Chris Ciovacco: Stop Wasting Energy On The VIX.
- The VIX Fear Index is arguably the most over-analyzed tool on Wall Street relative to its real-world predictive powers of where stocks are headed.
- The common argument is when the VIX spikes, it is indicative of rising fear, and thus stocks typically drop when the VIX rises.
- The VIX measures “expected volatility”, which is quite a bit different than fear.
- Can stocks go up when the VIX rises significantly from low levels? You can decide for yourself after reviewing a historical example.
Sounding The Low VIX Sirens For Stocks
If you follow the markets regularly, you have probably run across similar passages to the one shown below from a May 28, 2014 MarketWatch article:
As the VIX continues to sink closer to its historic low of 9.39, many commentators are now discussing the VIX as a “complacency index.” As the VIX falls, it signals increasing levels of investor complacency. Because economist Hyman Minsky taught us that periods of high volatility follow periods of low volatility, many investors are beginning to worry that a “Minsky moment” could be lurking around the next corner that would send volatility higher, increase the risk premium for holding stocks and cause prices to sink.
GDP Aligns Nicely With The VIX Story
Having worked on Wall Street for over 20 years, we can confidently state that you can always find a bearish narrative that sounds logical. The same can be said for a bullish narrative. Those reading from the bearish script got a nice rewrite Thursday in the form of revised gross domestic product (GDP) figures. From Bloomberg:
Less is more for the U.S. economy, which suffered its first contraction since 2011 last quarter. Gross domestic product fell at a 1 percent annualized rate, worse than the most pessimistic forecast in a Bloomberg survey of economists, revised Commerce Department figures showed today in Washington.

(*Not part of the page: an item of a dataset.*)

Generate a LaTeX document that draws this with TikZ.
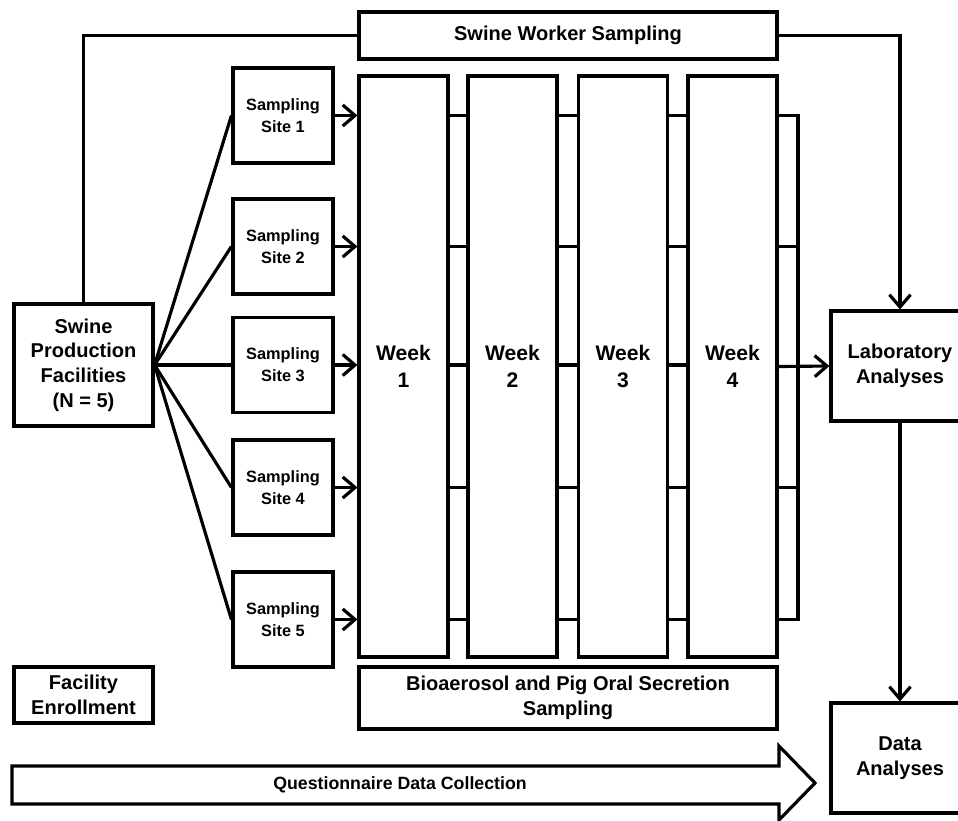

Low VIX Means Trouble For Stocks, Right?
The VIX is currently close to a historic low. If that means historic complacency, then logic would tell us that when the VIX rises from very low levels, it must mean rising fear and bad times ahead for stocks…right? That logic often holds in the markets, meaning the VIX can be and is a useful tool for stock investors. However, the strength of a stock market indicator lies in its consistency. Can stocks rise as the VIX rises from low levels? History not only says “yes”, but it does so emphatically. The chart below shows a period beginning in late 1995 when the VIX started to rise from low levels. The VIX surged from 10.36 in 1995 all the way to 38.20 in late 1997, which is a major spike in the VIX. How did stocks perform over the same period? The S&P 500 gained 47%…yes, that is not a typo…stocks gained 47% during a period when the VIX more than tripled.
For those scoring at home, the 47% move in stocks began when the VIX showed “a high level of investor complacency” with a reading of 10.36. What was the recent 2014 low in the VIX? 11.36, which is quite similar to 10.36.